Don’t tell me I’m not charitable. This weekend I gave away a lawn mower, a grill, and a full set of patio furniture.
My neighbor is PISSED.
Whenever a guy peeps into my phone, I open the front cam and take a selfie with him.
You know who brings a knife to a gun fight?
Cannibals.
And also a fork.
I could look like Margot Robbie if I was younger, taller, and had a whole different face.
My wife said that I set up the baby monitor wrong. Apparently it’s not supposed to be duct-taped to the baby’s ankle.
If you’ve had a lightsaber pointed at you while you were on the toilet you may be a parent …or your life is way more interesting than mine
pisses me off when I’m taking a longer than average drink at the drinking fountain and someone says “hey save some for the fishes” when just before i’d filled up a bucket at the drinking fountain and drove it to the nearest lake and dumped it in there
When the client says “make it pop”, I can’t help but wonder if it’s my sanity or the website design they’re talking about.
I don’t know who this is, but he’s made my day.
Don’t get mad. Get odd. Like incredibly odd. Show up in a clown suit to their work. Draw potatoes on all their mirrors. Make them be afraid.
WIFE: *holding pregnancy test* well this is unexpected
ME: *rubbing wife’s tummy* can we discuss a different name?

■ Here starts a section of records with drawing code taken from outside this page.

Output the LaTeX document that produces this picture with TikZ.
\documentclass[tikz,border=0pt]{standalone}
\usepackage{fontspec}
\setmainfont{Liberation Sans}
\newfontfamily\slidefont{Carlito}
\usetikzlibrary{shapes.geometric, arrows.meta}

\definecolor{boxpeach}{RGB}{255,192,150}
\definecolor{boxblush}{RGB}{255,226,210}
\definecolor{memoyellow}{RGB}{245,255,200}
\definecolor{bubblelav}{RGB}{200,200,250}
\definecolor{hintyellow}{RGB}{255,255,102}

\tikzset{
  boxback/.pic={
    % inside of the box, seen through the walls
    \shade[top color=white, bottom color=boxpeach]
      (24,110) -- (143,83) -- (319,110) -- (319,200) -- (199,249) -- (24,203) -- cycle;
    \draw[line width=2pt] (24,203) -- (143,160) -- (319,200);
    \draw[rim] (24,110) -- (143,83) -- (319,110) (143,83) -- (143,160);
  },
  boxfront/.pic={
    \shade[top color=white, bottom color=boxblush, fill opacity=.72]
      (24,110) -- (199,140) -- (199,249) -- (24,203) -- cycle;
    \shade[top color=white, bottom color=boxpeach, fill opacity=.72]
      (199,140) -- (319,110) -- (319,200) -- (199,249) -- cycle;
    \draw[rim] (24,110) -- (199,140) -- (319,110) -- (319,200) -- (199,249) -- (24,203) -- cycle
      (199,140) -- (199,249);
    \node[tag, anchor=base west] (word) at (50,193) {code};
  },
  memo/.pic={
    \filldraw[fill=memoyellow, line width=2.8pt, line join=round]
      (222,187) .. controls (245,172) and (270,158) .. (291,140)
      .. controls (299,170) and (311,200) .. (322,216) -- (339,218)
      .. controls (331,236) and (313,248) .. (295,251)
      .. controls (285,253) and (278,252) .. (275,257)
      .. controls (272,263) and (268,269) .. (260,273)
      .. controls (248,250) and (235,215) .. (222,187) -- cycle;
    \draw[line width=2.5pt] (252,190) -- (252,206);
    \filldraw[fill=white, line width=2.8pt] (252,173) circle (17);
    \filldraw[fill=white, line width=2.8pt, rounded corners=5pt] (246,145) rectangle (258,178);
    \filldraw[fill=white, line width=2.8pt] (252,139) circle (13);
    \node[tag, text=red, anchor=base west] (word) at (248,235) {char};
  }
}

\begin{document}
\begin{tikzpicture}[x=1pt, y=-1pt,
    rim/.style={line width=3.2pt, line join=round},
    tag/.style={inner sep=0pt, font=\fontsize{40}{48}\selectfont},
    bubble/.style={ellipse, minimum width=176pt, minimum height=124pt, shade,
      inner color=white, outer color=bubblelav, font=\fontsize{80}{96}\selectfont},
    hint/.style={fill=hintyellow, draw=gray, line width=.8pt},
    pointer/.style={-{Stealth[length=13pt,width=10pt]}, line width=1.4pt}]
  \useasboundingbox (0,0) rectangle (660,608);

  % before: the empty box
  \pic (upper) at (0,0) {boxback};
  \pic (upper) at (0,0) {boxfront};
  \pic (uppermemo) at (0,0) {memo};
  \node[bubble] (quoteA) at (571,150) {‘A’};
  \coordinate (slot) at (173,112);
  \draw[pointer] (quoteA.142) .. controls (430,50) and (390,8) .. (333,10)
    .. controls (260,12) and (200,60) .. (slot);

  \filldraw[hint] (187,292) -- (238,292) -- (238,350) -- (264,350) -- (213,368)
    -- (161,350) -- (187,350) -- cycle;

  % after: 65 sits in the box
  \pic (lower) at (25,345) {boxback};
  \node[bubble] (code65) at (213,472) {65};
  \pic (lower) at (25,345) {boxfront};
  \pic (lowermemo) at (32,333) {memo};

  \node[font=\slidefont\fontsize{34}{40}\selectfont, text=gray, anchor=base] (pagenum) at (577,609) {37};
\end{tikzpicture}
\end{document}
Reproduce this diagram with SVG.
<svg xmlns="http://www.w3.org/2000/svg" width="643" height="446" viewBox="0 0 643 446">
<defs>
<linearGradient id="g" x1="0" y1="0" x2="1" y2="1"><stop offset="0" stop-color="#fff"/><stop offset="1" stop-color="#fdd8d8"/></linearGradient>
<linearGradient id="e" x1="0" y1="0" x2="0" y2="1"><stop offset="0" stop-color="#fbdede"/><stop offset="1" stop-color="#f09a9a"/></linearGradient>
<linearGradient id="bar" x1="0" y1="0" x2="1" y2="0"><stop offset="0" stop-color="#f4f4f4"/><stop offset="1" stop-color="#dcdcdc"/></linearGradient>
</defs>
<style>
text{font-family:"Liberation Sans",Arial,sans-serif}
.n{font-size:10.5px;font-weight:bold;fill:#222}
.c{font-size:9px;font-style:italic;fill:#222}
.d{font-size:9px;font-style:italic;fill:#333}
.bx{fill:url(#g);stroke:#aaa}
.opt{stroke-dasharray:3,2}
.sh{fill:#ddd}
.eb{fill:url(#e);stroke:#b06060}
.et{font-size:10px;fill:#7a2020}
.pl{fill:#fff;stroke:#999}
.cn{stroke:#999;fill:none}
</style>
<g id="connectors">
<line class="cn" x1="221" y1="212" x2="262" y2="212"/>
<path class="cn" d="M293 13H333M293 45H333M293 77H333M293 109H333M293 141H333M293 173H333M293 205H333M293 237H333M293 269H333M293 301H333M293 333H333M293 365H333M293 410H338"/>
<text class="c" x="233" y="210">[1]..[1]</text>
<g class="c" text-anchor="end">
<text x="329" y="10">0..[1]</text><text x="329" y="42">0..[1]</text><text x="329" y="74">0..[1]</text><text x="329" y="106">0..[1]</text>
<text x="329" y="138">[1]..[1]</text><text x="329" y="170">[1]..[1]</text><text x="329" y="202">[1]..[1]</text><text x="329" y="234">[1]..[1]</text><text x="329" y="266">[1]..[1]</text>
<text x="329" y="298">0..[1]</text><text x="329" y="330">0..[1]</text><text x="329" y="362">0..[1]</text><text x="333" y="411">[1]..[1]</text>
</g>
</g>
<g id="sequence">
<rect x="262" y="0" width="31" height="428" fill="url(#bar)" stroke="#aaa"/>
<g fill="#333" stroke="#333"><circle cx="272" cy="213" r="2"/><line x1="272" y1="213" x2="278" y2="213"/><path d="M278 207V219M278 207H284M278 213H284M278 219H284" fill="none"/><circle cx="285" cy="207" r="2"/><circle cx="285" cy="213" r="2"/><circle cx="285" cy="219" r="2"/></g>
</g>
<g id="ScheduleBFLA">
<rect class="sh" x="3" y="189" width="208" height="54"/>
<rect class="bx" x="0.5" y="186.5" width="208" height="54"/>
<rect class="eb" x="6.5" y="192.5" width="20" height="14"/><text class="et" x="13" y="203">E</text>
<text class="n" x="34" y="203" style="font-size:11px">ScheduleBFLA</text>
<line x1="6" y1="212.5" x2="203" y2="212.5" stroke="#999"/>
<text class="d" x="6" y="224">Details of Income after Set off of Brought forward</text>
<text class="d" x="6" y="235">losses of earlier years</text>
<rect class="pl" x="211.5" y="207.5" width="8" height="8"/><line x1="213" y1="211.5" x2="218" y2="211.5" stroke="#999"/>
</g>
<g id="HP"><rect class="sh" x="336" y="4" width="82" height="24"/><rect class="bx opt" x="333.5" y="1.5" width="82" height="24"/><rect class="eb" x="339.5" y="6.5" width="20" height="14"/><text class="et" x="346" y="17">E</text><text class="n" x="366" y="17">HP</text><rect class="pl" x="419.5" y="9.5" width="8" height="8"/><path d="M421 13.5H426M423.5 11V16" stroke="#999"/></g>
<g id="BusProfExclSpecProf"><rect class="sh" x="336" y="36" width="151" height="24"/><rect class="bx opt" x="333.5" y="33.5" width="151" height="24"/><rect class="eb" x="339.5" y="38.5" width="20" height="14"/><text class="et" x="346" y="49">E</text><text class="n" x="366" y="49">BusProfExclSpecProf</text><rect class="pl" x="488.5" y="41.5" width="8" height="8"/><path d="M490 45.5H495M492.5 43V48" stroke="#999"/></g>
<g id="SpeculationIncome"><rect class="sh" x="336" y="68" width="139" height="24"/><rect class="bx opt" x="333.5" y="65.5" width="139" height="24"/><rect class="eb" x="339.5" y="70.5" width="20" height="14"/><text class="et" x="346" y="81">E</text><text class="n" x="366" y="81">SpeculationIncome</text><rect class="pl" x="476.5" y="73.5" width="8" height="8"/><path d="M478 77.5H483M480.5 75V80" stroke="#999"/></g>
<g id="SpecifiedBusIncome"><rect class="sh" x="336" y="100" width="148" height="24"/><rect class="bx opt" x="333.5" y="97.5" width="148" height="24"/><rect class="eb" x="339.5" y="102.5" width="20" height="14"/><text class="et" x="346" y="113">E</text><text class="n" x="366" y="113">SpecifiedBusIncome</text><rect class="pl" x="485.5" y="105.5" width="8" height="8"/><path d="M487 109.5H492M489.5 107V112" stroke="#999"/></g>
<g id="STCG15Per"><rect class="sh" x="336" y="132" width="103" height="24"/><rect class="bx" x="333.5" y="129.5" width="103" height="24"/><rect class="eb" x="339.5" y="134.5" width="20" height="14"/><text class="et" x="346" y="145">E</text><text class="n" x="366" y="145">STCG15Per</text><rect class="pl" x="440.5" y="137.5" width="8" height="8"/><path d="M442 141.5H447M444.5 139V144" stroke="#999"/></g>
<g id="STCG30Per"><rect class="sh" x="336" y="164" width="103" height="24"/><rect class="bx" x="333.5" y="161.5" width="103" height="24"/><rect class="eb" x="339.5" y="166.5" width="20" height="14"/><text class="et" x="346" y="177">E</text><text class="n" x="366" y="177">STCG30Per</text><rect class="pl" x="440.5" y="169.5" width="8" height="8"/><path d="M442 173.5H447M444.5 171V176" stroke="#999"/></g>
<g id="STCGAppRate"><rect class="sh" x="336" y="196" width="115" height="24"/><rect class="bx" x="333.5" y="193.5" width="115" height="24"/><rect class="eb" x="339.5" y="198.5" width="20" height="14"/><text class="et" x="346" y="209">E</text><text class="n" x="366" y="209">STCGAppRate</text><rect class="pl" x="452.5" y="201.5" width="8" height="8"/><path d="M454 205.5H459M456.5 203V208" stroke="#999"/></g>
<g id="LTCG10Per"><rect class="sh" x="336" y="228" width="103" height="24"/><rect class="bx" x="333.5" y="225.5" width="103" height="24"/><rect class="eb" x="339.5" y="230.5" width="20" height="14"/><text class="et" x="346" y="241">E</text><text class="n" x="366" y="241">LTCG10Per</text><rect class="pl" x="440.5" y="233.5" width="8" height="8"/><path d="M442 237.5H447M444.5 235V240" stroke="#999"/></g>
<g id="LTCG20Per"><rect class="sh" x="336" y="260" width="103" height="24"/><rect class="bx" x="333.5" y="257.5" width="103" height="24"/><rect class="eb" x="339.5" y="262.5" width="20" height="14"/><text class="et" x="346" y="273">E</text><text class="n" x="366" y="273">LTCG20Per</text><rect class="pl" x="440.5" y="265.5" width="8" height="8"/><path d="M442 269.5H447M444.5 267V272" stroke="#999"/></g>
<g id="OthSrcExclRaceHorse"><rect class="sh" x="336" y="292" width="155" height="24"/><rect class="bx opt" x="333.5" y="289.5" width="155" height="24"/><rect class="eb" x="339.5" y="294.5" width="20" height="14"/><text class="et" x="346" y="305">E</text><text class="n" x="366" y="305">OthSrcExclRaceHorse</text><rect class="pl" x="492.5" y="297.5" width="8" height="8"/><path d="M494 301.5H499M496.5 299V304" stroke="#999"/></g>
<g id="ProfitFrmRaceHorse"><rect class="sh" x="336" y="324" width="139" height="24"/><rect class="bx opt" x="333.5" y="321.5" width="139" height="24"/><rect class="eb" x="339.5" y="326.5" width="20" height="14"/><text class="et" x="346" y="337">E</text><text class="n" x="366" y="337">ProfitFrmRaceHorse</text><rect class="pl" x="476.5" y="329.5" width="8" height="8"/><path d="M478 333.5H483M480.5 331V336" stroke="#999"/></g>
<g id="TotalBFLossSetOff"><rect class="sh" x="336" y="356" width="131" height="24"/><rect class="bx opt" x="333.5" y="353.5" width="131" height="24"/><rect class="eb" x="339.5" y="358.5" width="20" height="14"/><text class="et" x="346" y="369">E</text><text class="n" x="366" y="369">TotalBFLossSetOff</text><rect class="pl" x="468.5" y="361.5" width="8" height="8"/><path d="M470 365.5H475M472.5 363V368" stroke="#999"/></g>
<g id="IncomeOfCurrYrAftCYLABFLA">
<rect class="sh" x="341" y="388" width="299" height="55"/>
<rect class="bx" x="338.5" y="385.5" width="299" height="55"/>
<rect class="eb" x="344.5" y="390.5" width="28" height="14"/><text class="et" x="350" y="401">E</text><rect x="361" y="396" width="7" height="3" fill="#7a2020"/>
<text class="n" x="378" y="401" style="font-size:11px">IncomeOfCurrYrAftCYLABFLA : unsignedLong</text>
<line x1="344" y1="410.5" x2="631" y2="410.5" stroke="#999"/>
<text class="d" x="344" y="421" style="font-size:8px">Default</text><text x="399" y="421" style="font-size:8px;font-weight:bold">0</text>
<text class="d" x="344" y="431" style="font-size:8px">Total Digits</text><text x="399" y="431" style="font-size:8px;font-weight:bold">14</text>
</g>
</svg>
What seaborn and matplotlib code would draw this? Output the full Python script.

Wife: You put the wrong date on this.
Me: Oh, yeah. The year change always messes me up.
Wife: You wrote 1992.
“I am the God of mischief in Norse mythology, but I don’t want too many people knowing about it”.
– Low key.
I don’t need to be rich, it would just be nice to live in a neighborhood where I could be confident that that noise was definitely fireworks
My 8yo niece: I have 6 boyfriends
ME: ok wow, that’s a-
Niece [interrupts]: I hate all of them
Aquarius: This week you’re feeling crafty. How many household items can you turn into a shank?
*on the phone*
Me: I’d like to order a 12″ cheese steak.
Him: Sure. That’ll be $13.39.
M: How long will it be?
H: Uhh, a foot?
M: …
Secretly hoping my ex will call or text one day, just so I can reply, ‘Who’s this?’
let’s make a deal: if we’re both single when we’re 40 we’ll meet up together in a neutral area and hunt each other for sport
this article brought to you by lions
[7 peaking around kitchen looking at stuff]
Me: What’s the matter, what are you looking for?
7: Can you keep it down, you’re cooking too loud and I can’t hear the TV
Canadian Tinder users are 56% male, 44% female and 33% holding a fresh trout
Hay is for horses. Hey is for when you forget someone’s name.
Zookeeper: This panda is on the rampage and I only have 1 tranquilizer dart
Me: it’s pandamonium!
Zookeeper: [shoots me right between the eyes]
Not to be a Scrooge, but if you play or even hum along with Christmas music before December 10, you should be sent to a concentration camp.